2. The Court further held unanimously that there was no violation of the Convention where the applications’ situation was compared with a married couple and child. Marriage, the Court held, “confers a special status on those who enter it”. Referring to Schalk and Kopf v Austria, the Court reiterated that the Convention does not impose an obligation on States to extend marriage to same-sex couples. Neither does any alternative form of legal recognition open to same-sex couples have to mirror the rights associated with marriage.


One aspect of this judgment that still has the power to pleasantly surprise is the readiness with which the Austrian Government and Court accepted that the applicants had established a family life for the purpose of Article 8 of the Convention; it is worth recalling this right has been extended to same-sex couples and their children only since June 2010 (Schalk and Kopf). The Court has recognised for the first time – at least implicitly – the potential importance to a child of having his relationship with two same-sex parents legally recognised. The onus was placed firmly on the Austrian Government to demonstrate that a blanket prohibition was necessary in order to protect Sam’s best interests, which they had failed to do.
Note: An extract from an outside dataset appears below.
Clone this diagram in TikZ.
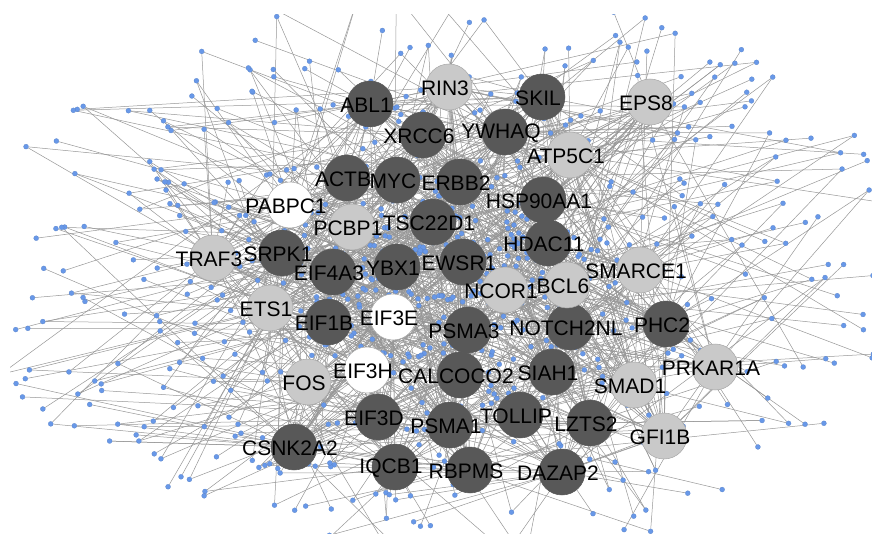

Any differences between the regulation of unmarried same-sex and opposite-sex parents will clearly now need to be robustly justified by the State concerned. This is all the more surprising given that it was only in 2010 that the Court observed that it did “not see any indication that [Austria] exceeded its margin of appreciation in its choice of rights and obligations conferred by registered partnership” (Schalk and Kopf, para. 109).

The obvious limitation of this judgment is that it confirms the Court’s long-standing love affair with the idea that marriage is the gold standard for relationships, and yet it does nothing to move us closer to a position where States are required to extend marriage to same-sex couples. Indeed, the Court bent over backwards – practically doing cartwheels for good measure – to emphasize that marriage-based distinctions were a different matter altogether. The exclusion and discrimination – not to mention conceptual incoherence – that results from its position is clear. Twenty-four Council of Europe States reserve second-parent adoption to married couples. This judgment does not trouble those States in any way, and consequently the majority of children raised by same-sex couples remain outside of an equal framework of legal recognition. The best interests of the child principle – the foundation of the Court’s argument in relation to the children of unmarried couples in this case - seems to be easily overlooked when marriage enters the picture and same-sex couples are left outside of the frame.

Austrian law created a fiction that children could only have two opposite-sex parents and a biological parent could simply be ‘replaced’ through the adoption process. The X. and Others v Austria judgment represents a genuine attempt to better reflect the diversity of European families, in which the rigid simplicity of a strictly-biological understanding of parenthood is belied. Whereas the potential for two opposite-sex people to create a child is clearly a biological truism, it is increasingly less relevant to the social aspect of parenting and the day-to-day reality of many children’s lives. Yet the Court still finds itself tongue-tied when discussing children raised in LGBT families. Whereas Sam's biological mother is named as such, the Court leaves his other mother untitled in respect of her relationship to him: she is referred to, simply, as ‘his mother’s partner’. While this may appear to be a mere matter of semantics, it actually suggests that this is an area still riddled with contradictions and confusion. Those of us with an interest in this area continue to watch with a mixture of pride and concern as the Court continues to try to find its feet on its journey towards meeting the needs of LGBT families and, in particular, securing the rights of children raised in so-called 'alternative' families.